Without warning a fog creeps into the meadow obscuring everything. Trees, just ten feet in front of me are disappeared. Birds stop singing, perhaps they are even swallowed up entirely. The temperature drops ten degrees. Everything turns pale gray. I feel my instinct to run, to find my way out, away.

But for some reason I cannot articulate, I stay. I wonder, is it possible for me to be here, in this place? I notice I’m the only thing clear, here in this fog. I look down at my hand - it is all there is, poised above the thick white abyss. What can I know about myself here? I still feel the urge to run. It’s cold here. And damp. The way it feels when I slog through the marsh of my own tears, so endless in this time. I cannot find the elkhound. He could be sitting just five feet from me and I wouldn’t know. Warm fur covered comfort of his beating heart, so close and so invisible to me.

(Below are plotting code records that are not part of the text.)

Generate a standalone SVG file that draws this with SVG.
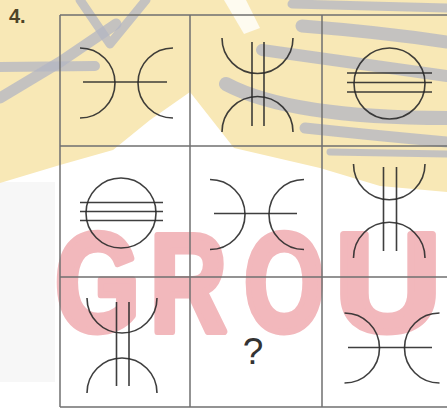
<svg xmlns="http://www.w3.org/2000/svg" width="447" height="409" viewBox="0 0 447 409">
<style>
.fig{fill:none;stroke:#2a2a2a;stroke-width:1.6;stroke-opacity:0.9}
.grid{stroke:#6f6f6f;stroke-width:1.5}
.band{fill:none;stroke:#b3b5c3;stroke-opacity:0.75;stroke-linecap:round;stroke-linejoin:round}
.wm{fill:#f2b8bc;stroke:#f2b8bc;stroke-width:7;stroke-linejoin:round;font-family:"Liberation Sans",Arial,sans-serif;font-weight:700;font-size:140px}
</style>
<rect width="447" height="409" fill="#ffffff"/>
<g id="watermark">
<rect x="0" y="182" width="55" height="200" fill="#f7f7f7"/>
<polygon fill="#f8e8b6" points="0,0 447,0 447,192 380,186 320,168 234,148 190,92 150,120 113,150 60,165 0,183"/>
<polygon fill="#ffffff" fill-opacity="0.8" points="224,0 246,0 260,28 244,34"/>
<path class="band" stroke-width="10" d="M0,67 L95,66"/>
<path class="band" stroke-width="11" d="M0,98 L60,62 L116,24"/>
<path class="band" stroke-width="9" d="M80,0 L110,44 L146,0"/>
<path class="band" stroke-width="9" d="M292,4 L447,8"/>
<path class="band" stroke-width="13" d="M302,26 Q380,32 447,42"/>
<path class="band" stroke-width="12" d="M262,50 Q360,64 447,76"/>
<path class="band" stroke-width="14" d="M226,84 Q290,118 447,118"/>
<path class="band" stroke-width="11" d="M305,128 Q380,136 447,142"/>
<path class="band" stroke-width="7" d="M330,152 L447,154"/>
<text class="wm" transform="translate(55,331) scale(0.78,1)">G</text>
<text class="wm" transform="translate(150,331) scale(0.76,1)">R</text>
<text class="wm" transform="translate(244,331) scale(0.74,1)">O</text>
<text class="wm" transform="translate(335,331) scale(1.05,1)">U</text>
</g>
<g id="connectors">
<line class="grid" x1="60" y1="15" x2="447" y2="15"/>
<line class="grid" x1="60" y1="146" x2="447" y2="146"/>
<line class="grid" x1="60" y1="277" x2="447" y2="277"/>
<line class="grid" x1="60" y1="407" x2="447" y2="407"/>
<line class="grid" x1="60" y1="15" x2="60" y2="407"/>
<line class="grid" x1="190" y1="15" x2="190" y2="407"/>
<line class="grid" x1="322" y1="15" x2="322" y2="407"/>
</g>
<g id="label"><text x="9" y="23" font-family="Liberation Sans,Arial,sans-serif" font-weight="bold" font-size="20" fill="#4d4428">4.</text></g>
<g id="c00" class="fig">
<path d="M80,48 A35,35 0 0 1 80,118"/>
<path d="M173,48 A35,35 0 0 0 173,118"/>
<path d="M83,82 H167"/>
</g>
<g id="c01" class="fig">
<path d="M222,38 A35.5,35.5 0 0 0 293,38"/>
<path d="M222,132 A35.5,35.5 0 0 1 293,132"/>
<path d="M252,42 V126 M264,42 V126"/>
</g>
<g id="c02" class="fig">
<circle cx="389.5" cy="83.5" r="35.5"/>
<path d="M347,73 H432 M347,82.5 H432 M347,92 H432"/>
</g>
<g id="c10" class="fig">
<circle cx="121" cy="213" r="35"/>
<path d="M80,202.5 H163 M80,211.5 H163 M80,220.5 H163"/>
</g>
<g id="c11" class="fig">
<path d="M210,179.5 A35,35 0 0 1 210,249.5"/>
<path d="M304,179.5 A35,35 0 0 0 304,249.5"/>
<path d="M214,213.5 H297"/>
</g>
<g id="c12" class="fig">
<path d="M353.5,164 A35.75,35.75 0 0 0 425,164"/>
<path d="M353.5,258 A35.75,35.75 0 0 1 425,258"/>
<path d="M383.5,167 V251 M396.5,167 V251"/>
</g>
<g id="c20" class="fig">
<path d="M87,298 A35,35 0 0 0 157,298"/>
<path d="M87,393 A35,35 0 0 1 157,393"/>
<path d="M116.5,302 V386 M129,302 V386"/>
</g>
<g id="c21"><text x="253" y="364" text-anchor="middle" font-family="Liberation Sans,Arial,sans-serif" font-size="37" fill="#333333">?</text></g>
<g id="c22" class="fig">
<path d="M344.5,313 A35,35 0 0 1 344.5,383"/>
<path d="M439.5,313 A35,35 0 0 0 439.5,383"/>
<path d="M348,347.5 H432"/>
</g>
</svg>
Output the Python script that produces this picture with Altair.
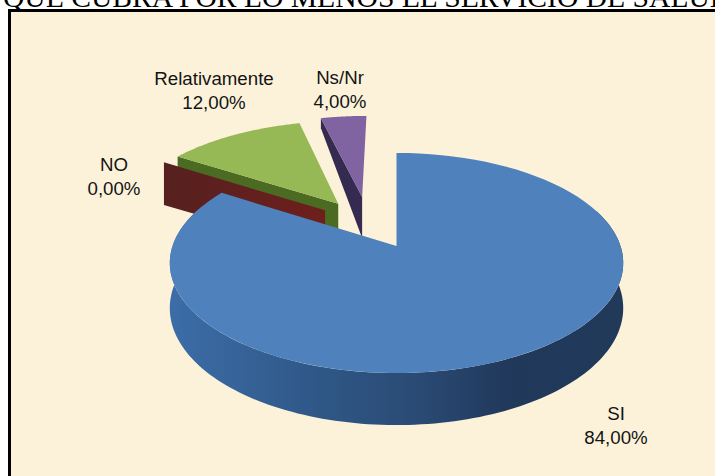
import math
import altair as alt
import pandas as pd

# Survey shares, in drawing order clockwise from twelve o'clock
categories = ["SI", "NO", "Relativamente", "Ns/Nr"]
shares = [84.0, 0.0, 12.0, 4.0]
title_text = "QUE CUBRA POR LO MENOS EL SERVICIO DE SALUD"

# Disk projection: centre, radii, perspective strength, extrusion depth
CX, CY, RX, RY, PERSP, DEPTH = 396.5, 246.0, 224.0, 107.4, 0.1545, 44.0

# Exploded slices are pushed out in disk units (right, away from viewer)
explode = {"SI": (0.0, 0.0), "NO": (-0.336, 0.35), "Relativamente": (-0.277, 0.42), "Ns/Nr": (-0.165, 0.49)}
top_color = {"SI": "#4f81bd", "Relativamente": "#97b955", "Ns/Nr": "#8064a2"}
wall_color = {"NO": "#5c211f", "Relativamente": "#4c6b22", "Ns/Nr": "#352a50"}
# Wall height at the rim, as a fraction of the full depth
wall_rim = {"NO": 1.1, "Relativamente": 1.0, "Ns/Nr": 0.28}

label_anchor = {"SI": (616, 420), "NO": (114, 171), "Relativamente": (214, 85), "Ns/Nr": (340, 84)}


def project(u, v, depth=0.0):
    s = 1.0 / (1.0 + PERSP * v)
    return CX + RX * u * s, CY - RY * v * s + depth * s


def rim(theta_deg, shift=(0.0, 0.0)):
    t = math.radians(theta_deg)
    return math.sin(t) + shift[0], math.cos(t) + shift[1]


def sweep(a, b, n=90):
    return [a + (b - a) * i / n for i in range(n + 1)]


def frame(points):
    return pd.DataFrame([{"x": x, "y": y, "i": i} for i, (x, y) in enumerate(points)])


xs = alt.X("x:Q", scale=alt.Scale(domain=[0, 715], range=[0, 715]), axis=None)
ys = alt.Y("y:Q", scale=alt.Scale(domain=[0, 476], range=[0, 476]), axis=None)


def polygon(points, fill):
    return alt.Chart(frame(points)).mark_line(
        fill=fill, stroke="transparent", strokeWidth=0, interpolate="linear"
    ).encode(x=xs, y=ys, order=alt.Order("i:Q"))


# Cumulative angles for each slice
angles = {}
start = 0.0
for name, share in zip(categories, shares):
    angles[name] = (start, start + share * 3.6)
    start += share * 3.6

layers = []

# Panel with its heavy border and the heading above it
panel = pd.DataFrame([{"x": 9.5, "x2": 800, "y": 10.5, "y2": 600}])
layers.append(
    alt.Chart(panel).mark_rect(fill="#fcf2da", stroke="#000000", strokeWidth=3).encode(x=xs, x2="x2:Q", y=ys, y2="y2:Q")
)
layers.append(
    alt.Chart(pd.DataFrame([{"x": 3, "y": 7, "t": title_text}]))
    .mark_text(font="Liberation Serif", fontSize=29.6, align="left", baseline="alphabetic", color="#000000")
    .encode(x=xs, y=ys, text="t:N")
)


def cut_wall(name, theta):
    shift = explode[name]
    u0, v0 = shift
    u1, v1 = rim(theta, shift)
    return [
        project(u0, v0),
        project(u1, v1),
        project(u1, v1, DEPTH * wall_rim[name]),
        project(u0, v0, DEPTH),
    ]


def top_face(name):
    shift = explode[name]
    a, b = angles[name]
    return [project(*shift)] + [project(*rim(t, shift)) for t in sweep(a, b)]


# Back slices first: purple, then green, then the zero-width red wall
layers.append(polygon(cut_wall("Ns/Nr", angles["Ns/Nr"][0]), wall_color["Ns/Nr"]))
layers.append(polygon(top_face("Ns/Nr"), top_color["Ns/Nr"]))
layers.append(polygon(cut_wall("Relativamente", angles["Relativamente"][0]), wall_color["Relativamente"]))
layers.append(polygon(cut_wall("NO", angles["NO"][0]), alt.LinearGradient(
    gradient="linear", x1=0, x2=1, y1=0, y2=0,
    stops=[alt.GradientStop(offset=0, color="#55211f"), alt.GradientStop(offset=1, color="#6e1f1c")],
)))
layers.append(polygon(top_face("Relativamente"), top_color["Relativamente"]))

# Big slice: shaded rim, then its top
a, b = angles["SI"]
upper = [project(*rim(t)) for t in sweep(70, b, 160)]
lower = [project(*rim(t), DEPTH) for t in sweep(b, 70, 160)]
side_fill = alt.LinearGradient(
    gradient="linear", x1=0, x2=1, y1=0, y2=0,
    stops=[
        alt.GradientStop(offset=0, color="#3c6da8"),
        alt.GradientStop(offset=0.3, color="#305989"),
        alt.GradientStop(offset=0.55, color="#2a4a74"),
        alt.GradientStop(offset=0.75, color="#20385a"),
        alt.GradientStop(offset=1, color="#213a5a"),
    ],
)
layers.append(polygon(upper + lower, side_fill))
layers.append(polygon(top_face("SI"), top_color["SI"]))

# Two-line labels: category name over its share
rows = []
for name, share in zip(categories, shares):
    x, y = label_anchor[name]
    rows.append({"x": x, "y": y, "t": name})
    rows.append({"x": x, "y": y + 24, "t": f"{share:.2f}".replace(".", ",") + "%"})
layers.append(
    alt.Chart(pd.DataFrame(rows))
    .mark_text(font="Liberation Sans", fontSize=18.7, align="center", baseline="alphabetic", color="#141414")
    .encode(x=xs, y=ys, text="t:N")
)

chart = (
    alt.layer(*layers)
    .properties(width=715, height=476, padding=0, autosize=alt.AutoSizeParams(type="none"), background="#ffffff")
    .configure_view(stroke=None)
)

chart.save("out.html", embed_options={"renderer": "svg", "actions": False})
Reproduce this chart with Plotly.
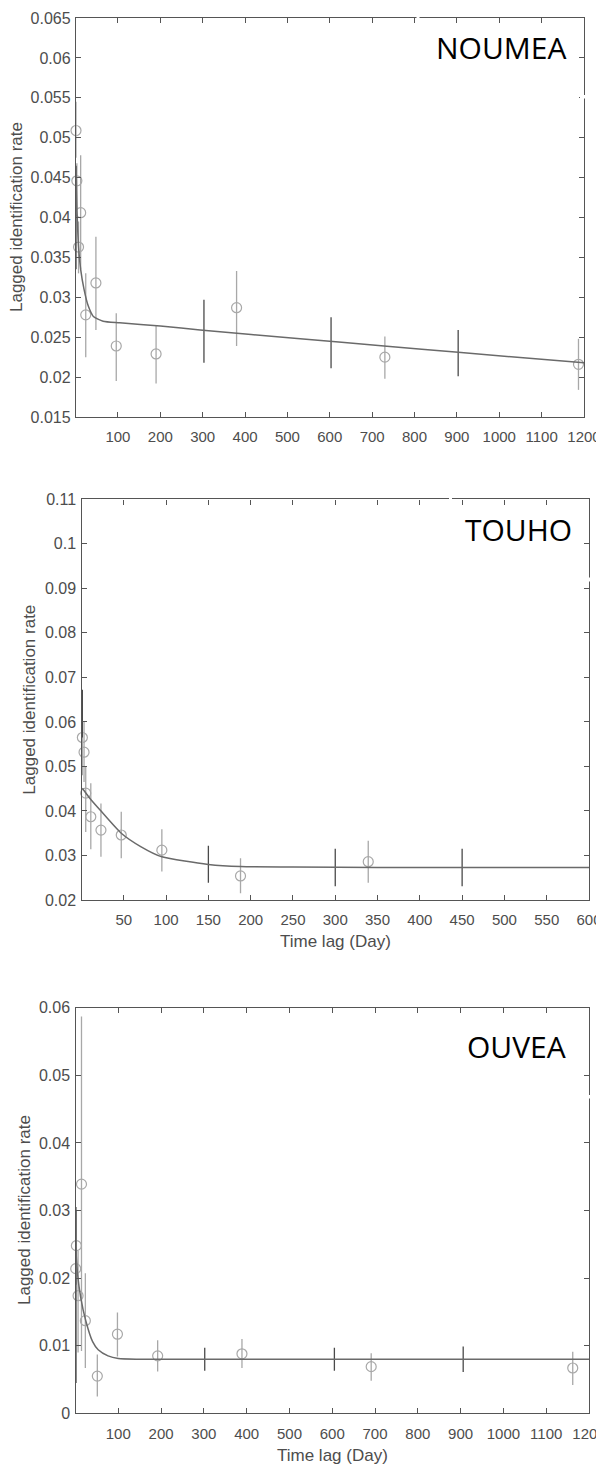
import plotly.graph_objects as go

W, H = 604, 1465
OFF = 8  # page body margin: the figure is drawn 8px right/down of the window corner

# ---------------- DATA ----------------
# NOUMEA
nou_days = [1, 3, 7, 12, 24, 48, 96, 190, 380, 730, 1187]
nou_vals = [0.0509, 0.0446, 0.0363, 0.0406, 0.0278, 0.0318, 0.0239, 0.0229, 0.0287, 0.0225, 0.0216]
nou_hi = [0.0545, 0.0468, 0.0395, 0.0478, 0.0330, 0.0376, 0.0280, 0.0264, 0.0333, 0.0251, 0.0248]
nou_lo = [0.0475, 0.0410, 0.0330, 0.0335, 0.0225, 0.0259, 0.0195, 0.0192, 0.0239, 0.0198, 0.0184]
nou_bar_days = [1, 303, 603, 903]
nou_bar_hi = [0.0465, 0.0297, 0.0275, 0.0259]
nou_bar_lo = [0.0335, 0.0218, 0.0211, 0.0201]
nou_fit_days = [1, 3, 7, 12, 20, 30, 42, 65, 104, 200, 294, 530, 728, 903, 1200]
nou_fit_vals = [0.0464, 0.0415, 0.0364, 0.0335, 0.0310, 0.0289, 0.0276, 0.0270, 0.0268,
                0.0264, 0.0259, 0.0248, 0.0239, 0.0231, 0.0218]

# TOUHO
tou_days = [1, 3, 5, 11, 23, 47, 95, 188, 339]
tou_vals = [0.0565, 0.0532, 0.0440, 0.0387, 0.0357, 0.0346, 0.0312, 0.0254, 0.0286]
tou_hi = [0.0631, 0.0600, 0.0499, 0.0462, 0.0417, 0.0398, 0.0359, 0.0294, 0.0333]
tou_lo = [0.0480, 0.0465, 0.0353, 0.0314, 0.0297, 0.0294, 0.0264, 0.0215, 0.0239]
tou_bar_days = [1, 150, 300, 450]
tou_bar_hi = [0.0672, 0.0322, 0.0315, 0.0315]
tou_bar_lo = [0.0565, 0.0239, 0.0231, 0.0231]
tou_fit_days = [1, 10, 22, 47, 70, 95, 150, 188, 250, 350, 600]
tou_fit_vals = [0.0451, 0.0428, 0.0402, 0.0350, 0.0320, 0.0297, 0.0280, 0.0275, 0.0274, 0.0273, 0.0273]

# OUVEA
ouv_days = [0.5, 2, 6, 14, 23, 51, 98, 192, 389, 691, 1162]
ouv_vals = [0.0214, 0.0248, 0.0174, 0.0339, 0.0137, 0.0055, 0.0117, 0.0085, 0.0088, 0.0069, 0.0067]
ouv_hi = [0.0300, 0.0300, 0.0240, 0.0587, 0.0207, 0.0087, 0.0149, 0.0108, 0.0110, 0.0089, 0.0091]
ouv_lo = [0.0045, 0.0190, 0.0090, 0.0092, 0.0067, 0.0025, 0.0084, 0.0062, 0.0067, 0.0048, 0.0042]
ouv_bar_days = [1, 302, 605, 906]
ouv_bar_hi = [0.0305, 0.0097, 0.0097, 0.0099]
ouv_bar_lo = [0.0045, 0.0063, 0.0063, 0.0061]
ouv_fit_days = [0.5, 5, 12, 24, 40, 53, 76, 100, 150, 1200]
ouv_fit_vals = [0.0246, 0.0205, 0.0172, 0.0137, 0.0106, 0.0094, 0.0085, 0.0081, 0.0080, 0.0080]

labels = ["NOUMEA", "TOUHO", "OUVEA"]

# ---------------- STYLE ----------------
CIRCLE = "#a8a8a8"
DARKBAR = "#4a4a4a"
FIT = "#6a6a6a"
AXIS = "#555555"
TXT = "#4d4d4d"
FONT = "Liberation Sans, Arial, Helvetica, sans-serif"

def px_x(p):
    return (p - OFF) / W

def px_y(p):
    return 1 - (p - OFF) / H

panels = [
    dict(x=(76, 584), y=(18, 417), xr=[1, 1200], yr=[0.015, 0.065],
         xt=list(range(100, 1201, 100)),
         yt=[0.015, 0.02, 0.025, 0.03, 0.035, 0.04, 0.045, 0.05, 0.055, 0.06, 0.065],
         xtitle=None,
         data=(nou_days, nou_vals, nou_hi, nou_lo, nou_bar_days, nou_bar_hi, nou_bar_lo,
               nou_fit_days, nou_fit_vals),
         label=labels[0], lab=(568, 47.5), ytx=16.5),
    dict(x=(81.5, 589), y=(499.3, 900), xr=[0, 600], yr=[0.02, 0.11],
         xt=list(range(50, 601, 50)),
         yt=[0.02, 0.03, 0.04, 0.05, 0.06, 0.07, 0.08, 0.09, 0.1, 0.11],
         xtitle="Time lag (Day)", xty=941,
         data=(tou_days, tou_vals, tou_hi, tou_lo, tou_bar_days, tou_bar_hi, tou_bar_lo,
               tou_fit_days, tou_fit_vals),
         label=labels[1], lab=(574, 529.5), ytx=30),
    dict(x=(75.5, 589), y=(1007.7, 1413.3), xr=[0, 1200], yr=[0, 0.06],
         xt=list(range(100, 1201, 100)),
         yt=[0, 0.01, 0.02, 0.03, 0.04, 0.05, 0.06],
         xtitle="Time lag (Day)", xty=1455.5,
         data=(ouv_days, ouv_vals, ouv_hi, ouv_lo, ouv_bar_days, ouv_bar_hi, ouv_bar_lo,
               ouv_fit_days, ouv_fit_vals),
         label=labels[2], lab=(568, 1046), ytx=24.5),
]

fig = go.Figure()
annotations = []
shapes = []

def fmt(v):
    s = ("%.3f" % v).rstrip("0").rstrip(".")
    return s if s else "0"

for i, p in enumerate(panels, start=1):
    xa = "x" if i == 1 else "x%d" % i
    ya = "y" if i == 1 else "y%d" % i
    days, vals, hi, lo, bdays, bhi, blo, fdays, fvals = p["data"]

    # circles with light error bars
    fig.add_trace(go.Scatter(
        x=days, y=vals, mode="markers", xaxis=xa, yaxis=ya, showlegend=False,
        cliponaxis=False,
        marker=dict(symbol="circle-open", size=10, color=CIRCLE, line=dict(width=1.2, color=CIRCLE)),
        error_y=dict(type="data", symmetric=False,
                     array=[h - v for h, v in zip(hi, vals)],
                     arrayminus=[v - l for v, l in zip(vals, lo)],
                     color=CIRCLE, thickness=1.3, width=0),
    ))
    # standalone darker error bars
    mids = [(h + l) / 2 for h, l in zip(bhi, blo)]
    fig.add_trace(go.Scatter(
        x=bdays, y=mids, mode="markers", xaxis=xa, yaxis=ya, showlegend=False,
        marker=dict(size=1, color="rgba(0,0,0,0)"),
        error_y=dict(type="data", symmetric=False,
                     array=[h - m for h, m in zip(bhi, mids)],
                     arrayminus=[m - l for m, l in zip(mids, blo)],
                     color=DARKBAR, thickness=1.3, width=0),
    ))
    # fitted curve
    fig.add_trace(go.Scatter(
        x=fdays, y=fvals, mode="lines", xaxis=xa, yaxis=ya, showlegend=False,
        line=dict(color=FIT, width=1.5, shape="spline", smoothing=0.6),
    ))

    axkey_x = "xaxis" if i == 1 else "xaxis%d" % i
    axkey_y = "yaxis" if i == 1 else "yaxis%d" % i
    common = dict(showline=True, linecolor=AXIS, linewidth=1.4, mirror="allticks",
                  ticks="inside", ticklen=5, tickwidth=1.1, tickcolor=AXIS,
                  showgrid=False, zeroline=False, automargin=False)
    fig.layout[axkey_x] = dict(domain=[px_x(p["x"][0]), px_x(p["x"][1])],
                               range=p["xr"], anchor=ya, tickmode="array",
                               tickvals=p["xt"], ticktext=[str(t) for t in p["xt"]],
                               tickfont=dict(family=FONT, size=15, color=TXT),
                               ticklabelstandoff=6,
                               **common)
    fig.layout[axkey_y] = dict(domain=[px_y(p["y"][1]), px_y(p["y"][0])],
                               range=p["yr"], anchor=xa, tickmode="array",
                               tickvals=p["yt"], ticktext=[fmt(t) for t in p["yt"]],
                               tickfont=dict(family=FONT, size=16, color=TXT),
                               ticklabelstandoff=1,
                               **common)

    # y title
    ycen = (p["y"][0] + p["y"][1]) / 2
    annotations.append(dict(text="Lagged identification rate", textangle=-90,
                            x=px_x(p["ytx"]), y=px_y(ycen),
                            xref="paper", yref="paper", showarrow=False,
                            xanchor="center", yanchor="middle",
                            font=dict(family=FONT, size=17, color=TXT)))
    if p["xtitle"]:
        xcen = (p["x"][0] + p["x"][1]) / 2
        annotations.append(dict(text=p["xtitle"], x=px_x(xcen), y=px_y(p["xty"]),
                                xref="paper", yref="paper", showarrow=False,
                                xanchor="center", yanchor="middle",
                                font=dict(family=FONT, size=17, color=TXT)))
    # panel label
    annotations.append(dict(text=p["label"], x=px_x(p["lab"][0]), y=px_y(p["lab"][1]),
                            xref="paper", yref="paper", showarrow=False,
                            xanchor="right", yanchor="middle",
                            font=dict(family="Open Sans, Noto Sans, sans-serif", size=30, color="#000000")))

# small white gaps in frames (pasted-label artifacts)
gaps = [(416.5, 419.5, 14, 22), (580, 588, 95, 98.5),
        (449, 452, 495, 503), (585, 593, 577.5, 581.5),
        (585, 593, 1095, 1098.5)]
for x0, x1, y0, y1 in gaps:
    shapes.append(dict(type="rect", xref="paper", yref="paper",
                       x0=px_x(x0), x1=px_x(x1), y0=px_y(y1), y1=px_y(y0),
                       fillcolor="white", line=dict(width=0), layer="above"))

fig.update_layout(template="none", width=W, height=H,
                  margin=dict(l=0, r=0, t=0, b=0, pad=0, autoexpand=False),
                  paper_bgcolor="white", plot_bgcolor="white",
                  annotations=annotations, shapes=shapes, showlegend=False)

fig.write_html("out.html")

Just then the fog gets thicker. ‘We’re not done with you yet’ it whispers as its crystalline body glides across my exposed ears. I frantically cover my ears. Please don’t keep me here...

And then, something like a reassurance arrives in me. I realize this moment, cold and foreign, is actually a friend. It is wiser than I am. I lie down in the fresh snow. I look up into the nothing. I feel the fog, like a blanket, cover me over: lay me to rest.

The image of my own funeral comes clearly to mind and I imagine all my beloveds peering over the edge of my burial hole, down at me way down here. There is a red tail hawk soaring over their heads and the elkhound darts between their legs playfully. I fold my arms on my chest and breath deeply. Maybe my last breath. I am paying attention. I am grateful for this life. If it is truly possible to die from a broken heart, then I’m dying. I know I cannot know what is next for me. I trust this Life as it holds me in this fog. I give way to this unbearable not-knowing. ‘Just be here, with us, right now’ whispers the fog.

I close my eyes for the briefest of moments. When I open them the fog has vanished. I am lying in a sun-drenched field at 6:45 am. The birds are dangling in the tall grasses like irreverent gymnasts. The elkhound has miraculously returned, snow piled elegantly, absurdly, on his northern nose.

We do not do this journey alone. And what happens to us matters intrinsically to everything else. I tell myself to remember the feeling of the field’s gentle ageless strength at my back, holding me as her daughter. Remember the cold bottomless wisdom of this cousin, the fog. I make my way to home, the elkhound licking and nipping my fingertips. Even in this dying I am utterly alive.